Summer is a prime season for families to enjoy fun in the sun. And ants—whose families can have thousands or even millions of hungry little members—are no exception. California is home to around 270 ant species, of which fewer than a dozen are among the most invasive and destructive of house pests. Ants damage your property (especially carpenter ants), carry risk of disease (Argentine ants), and might even set up colonies in your walls and carry in their own food to their new colony (odorous house ants). Others, like the velvety tree ant or the dreaded red fire ant, present a risk of bites and stings. In short, ants might want to celebrate their summer inside your house, but it’s best to keep them outside where they belong.
We’ve put together a few tips to help you manage ant infestations and help reduce the chance that these hardy little critters will come calling.
Food Management is Ant Management
Anyone who’s ever been on a picnic knows ants are drawn to food. They love to feast at humanity’s table, and are especially fond of anything sugary, fruity, or rich in both protein and sugars. So the first step in staving off an invasion is to limit the temptation.
You probably already have a shipshape kitchen and dining area, but even the cleanest home might have a few tempting targets for opportunistic ants. You can help reduce your chances of attracting ants by:
- Keeping food in food areas only. In addition keeping food and eating in the kitchen and dining areas, make sure food, crumbs, and any other debris such as napkins or paper plates are promptly cleaned away.

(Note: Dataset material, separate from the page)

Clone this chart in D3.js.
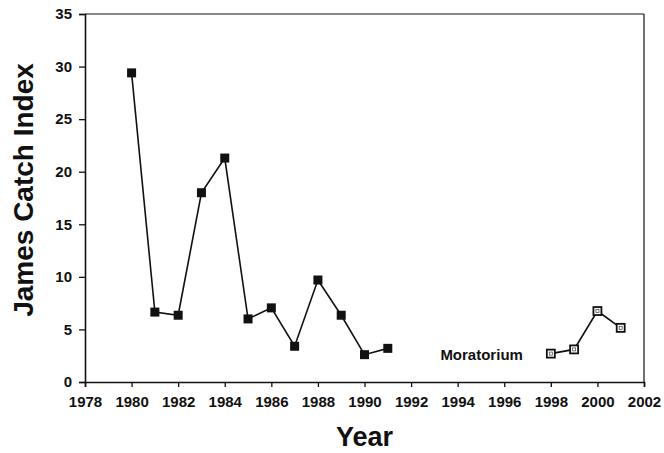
<!DOCTYPE html>
<html>
<head>
<meta charset="utf-8">
<script src="https://cdn.jsdelivr.net/npm/d3@7"></script>
<style>
  body { margin: 0; background: #fff; }
  text { font-family: "Liberation Sans", Arial, sans-serif; font-weight: bold; fill: #111; }
</style>
</head>
<body>
<div id="chart"></div>
<script>
// data
let years1 = [1980, 1981, 1982, 1983, 1984, 1985, 1986, 1987, 1988, 1989, 1990, 1991];
let catch1 = [29.4, 6.65, 6.35, 18.0, 21.3, 6.0, 7.05, 3.4, 9.7, 6.35, 2.6, 3.2];
let years2 = [1998, 1999, 2000, 2001];
let catch2 = [2.7, 3.1, 6.75, 5.15];
let xTicks = d3.range(1978, 2003, 2);
let yTicks = [0, 5, 10, 15, 20, 25, 30, 35];

let margin = {top: 14, right: 20, bottom: 71, left: 85};
let width = 664 - margin.left - margin.right;
let height = 453 - margin.top - margin.bottom;

let svg = d3.select("#chart").append("svg")
    .attr("width", 664)
    .attr("height", 453)
    .append("g")
    .attr("transform", "translate(" + margin.left + "," + margin.top + ")");

let x = d3.scaleLinear().domain([1978, 2002]).range([0, width]);
let y = d3.scaleLinear().domain([0, 35]).range([height, 0]);

// frame on top and right
svg.append("line").attr("x1", 0).attr("x2", width).attr("y1", 0).attr("y2", 0)
    .attr("stroke", "#111").attr("stroke-width", 1.2);
svg.append("line").attr("x1", width).attr("x2", width).attr("y1", 0).attr("y2", height)
    .attr("stroke", "#111").attr("stroke-width", 1.2);

let xAxis = svg.append("g")
    .attr("transform", "translate(0," + height + ")")
    .call(d3.axisBottom(x).tickValues(xTicks).tickFormat(d3.format("d")).tickSize(5).tickPadding(9));
let yAxis = svg.append("g")
    .call(d3.axisLeft(y).tickValues(yTicks).tickSize(6).tickPadding(7));

[xAxis, yAxis].forEach(g => {
    g.select(".domain").attr("stroke", "#111").attr("stroke-width", 1.6);
    g.selectAll(".tick line").attr("stroke", "#111").attr("stroke-width", 1.3);
    g.selectAll("text").attr("font-size", 15).attr("font-family", null).attr("fill", "#111");
});

let line = d3.line().x(d => x(d[0])).y(d => y(d[1]));
let pts1 = years1.map((d, i) => [d, catch1[i]]);
let pts2 = years2.map((d, i) => [d, catch2[i]]);

svg.append("path").datum(pts1).attr("d", line)
    .attr("fill", "none").attr("stroke", "#111").attr("stroke-width", 1.6);
svg.append("path").datum(pts2).attr("d", line)
    .attr("fill", "none").attr("stroke", "#111").attr("stroke-width", 1.6);

// filled markers
svg.selectAll(".m1").data(pts1).enter().append("rect")
    .attr("class", "m1")
    .attr("x", d => x(d[0]) - 4.5).attr("y", d => y(d[1]) - 4.5)
    .attr("width", 9).attr("height", 9)
    .attr("fill", "#111");

// open markers
svg.selectAll(".m2").data(pts2).enter().append("rect")
    .attr("class", "m2")
    .attr("x", d => x(d[0]) - 4).attr("y", d => y(d[1]) - 4)
    .attr("width", 8).attr("height", 8)
    .attr("fill", "#fff").attr("stroke", "#111").attr("stroke-width", 1.8);
svg.selectAll(".m2in").data(pts2).enter().append("rect")
    .attr("class", "m2in")
    .attr("x", d => x(d[0]) - 1.5).attr("y", d => y(d[1]) - 1.5)
    .attr("width", 3).attr("height", 3)
    .attr("fill", "none").attr("stroke", "#555").attr("stroke-width", 0.8);

svg.append("text")
    .attr("x", x(1996.8)).attr("y", y(2.7) + 6)
    .attr("text-anchor", "end")
    .attr("font-size", 15)
    .text("Moratorium");

// axis titles
svg.append("text")
    .attr("x", width / 2).attr("y", height + 64)
    .attr("text-anchor", "middle")
    .attr("font-size", 27)
    .text("Year");

svg.append("text")
    .attr("transform", "translate(" + (-52) + "," + (height / 2 - 8) + ") rotate(-90)")
    .attr("text-anchor", "middle")
    .attr("font-size", 28)
    .text("James Catch Index");
</script>
</body>
</html>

- Consider ditching your fruit bowl. They’re attractive and convenient, but fruit bowls are also a magnet for a wide array of household pests.
- Harness the power of nature. Soapy water mixed with citrus peels or citrus oil will not only destroy ants, but wash away the scent trails they rely on to follow scouts during an invasion of your home.
Give Ants the Seal of (Dis)Approval
Ants are opportunists, and can infiltrate your home through even the tiniest hole. You probably won’t be able to seal up every nook and cranny, but you can make a decent go of reducing ant infestation by replacing leaky windows and doors, re-caulking existing ones, and replacing all your weather stripping. It’s a home improvement project that’ll improve your home in more ways than one!
The Dry Look is Back
OK, maybe the dry look should be left in the seventies, where it belongs. But moisture can attract ants, especially during the blazing days of summer, so making sure you’ve dealt with any standing water near your home or minor leaks in your home’s plumbing is essential to ant control. This will also help you avoid attracting other pests, and reduce the risk of mold, mildew, or other air quality issues.
Another “dry” tip: lay down a barrier of dried black pepper, cinnamon, chalk, turmeric, or charcoal at the suspected access point. Ants rely on chemical scent trails, and these substances both disrupt their messages but repel the ants themselves.
Call on a Pest Control Professional
The best time to exterminate ants is in the winter, when they are relatively dormant and breeding slows; however, a professional exterminator can help set you up with a regular pest control maintenance program that not only takes care of your existing ant woes, but will help keep them from coming back. Your neighborhood ant experts can identify the colony or colonies that are causing your issues, keep an eye out for any other pests that might be joining the party, and provide additional wisdom and guidance on making—and keeping—your home pest-free.